After we started seeing each other more regularly I began to see how much the loss of her ex was affecting her. She would cry at odd times for seemingly no reason. She would bring his name up in conversation alot too. That stuff did bother me a bit but I wasn't looking for anything exclusive at the time and basically just let it go. I was supportive but eventually as I spent more and more time with her I had to tell her that I wasn't comfortable with her bringing him up all the time. I basically explained that it wasn't really fair and it was sending me the wrong signals if she was interested in us having a future.

After that things changed for the better however I don't think that the pain from a loss like that EVER goes away. It is something that she will always carry around and while I'm with her I'll have to deal.

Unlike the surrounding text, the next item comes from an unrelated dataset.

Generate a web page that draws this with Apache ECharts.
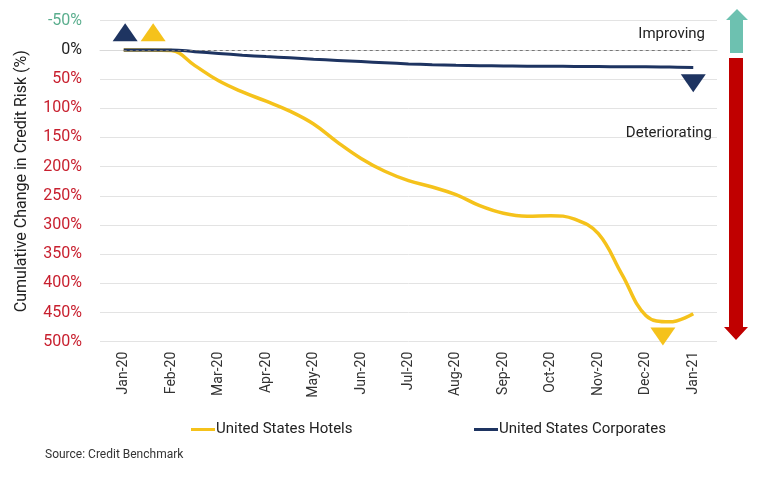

My advice will contradict the typical DJ stuff here. As long as you have your head on straight and you're not going to become Mr. Oneitis I suggest that you stay persitant. Let her know that you enjoy her company and whether or not it develops into anything other than friendship you don't care. Continue to invite her on friendly no strings attached dates. Don't make any moves or advances and just try seducing her mind over the long term. However be careful not to become her shoulder to cry on or the guy she uses as an emotional tampon. You don't want that kind of relationship.

You can always keep your eyes open for other prospects but there is nothing wrong with being persitant with a great woman. As long as you don't get obsessive.